Homophobia is a story I wanted to tell for several years. [...] I wanted to contribute to the, unfortunately, current "Gay Bullying" theme. I knew that now, it is the right time to launch the project. Not only because the subject matter is particularly relevant in the USA, but also because I have now achieved the necessary emotional and artistic maturity needed to implement this project.
— —Schmidinger on Homophobia on FM4.

Homophobias premiere was a special event at the Gartenbaukino in Vienna on 11 May 2012 at around 21:00. The audience included the film's supporters and invited guests from politics, media and business. A meat market, "Homophobia Is Not Invited", was also launched supporting the release of the film. Homophobia was uploaded onto Schmidinger's YouTube channel on 14 May 2012 as a contribution to the International Day Against Homophobia, Transphobia and Biphobia on 17 May 2012. It was also intended to be shown in schools to "facilitate a dialogue about homophobia and self-acceptance," and was handed both offline and online to other film festivals. For marketing purposes, Manuel Dünfründt was hired as a publicist.

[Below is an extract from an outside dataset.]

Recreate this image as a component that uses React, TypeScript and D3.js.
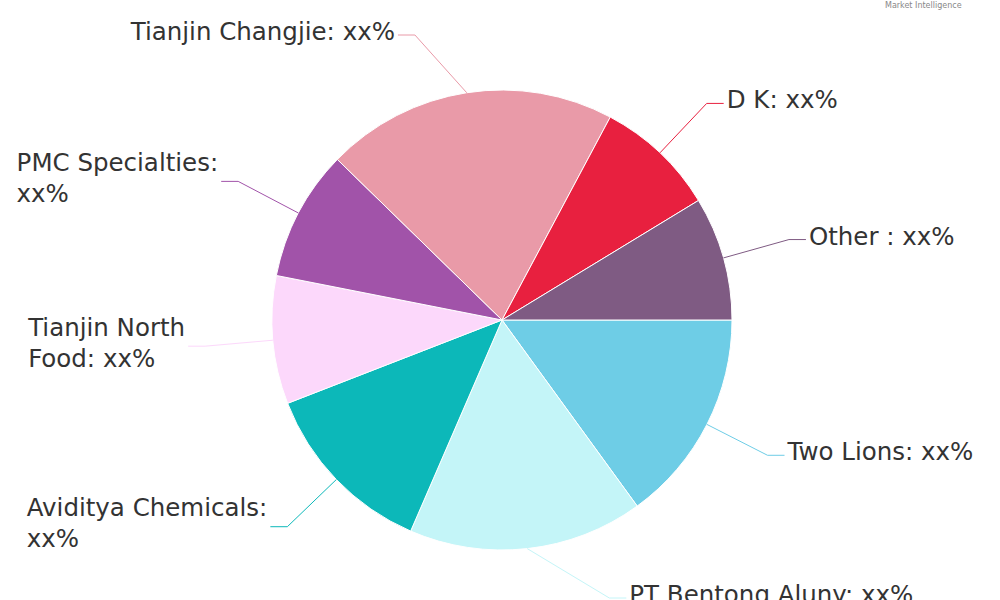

Response to the "abrupt" and "gloomy" ending was primarily negative.

==Controversy==
In February 2017, the bathroom scene sparked controversy for possibly featuring a 25-year-old man in the background, known as Harald Z. Under the alias of Harald Hitler, he had been arrested that month for glorifying Adolf Hitler, by impersonating him in Braunau am Inn, a punishable offense in Austria. When interviewed by Vice magazine, Schmidinger responded, "We think he is it. We do not really know him and had no contact with him after the [film's] premiere in 2012. At that time, we searched online for extras and he showed up. We are just a bit perplexed." Harald Z. is credited as part of the film's cast.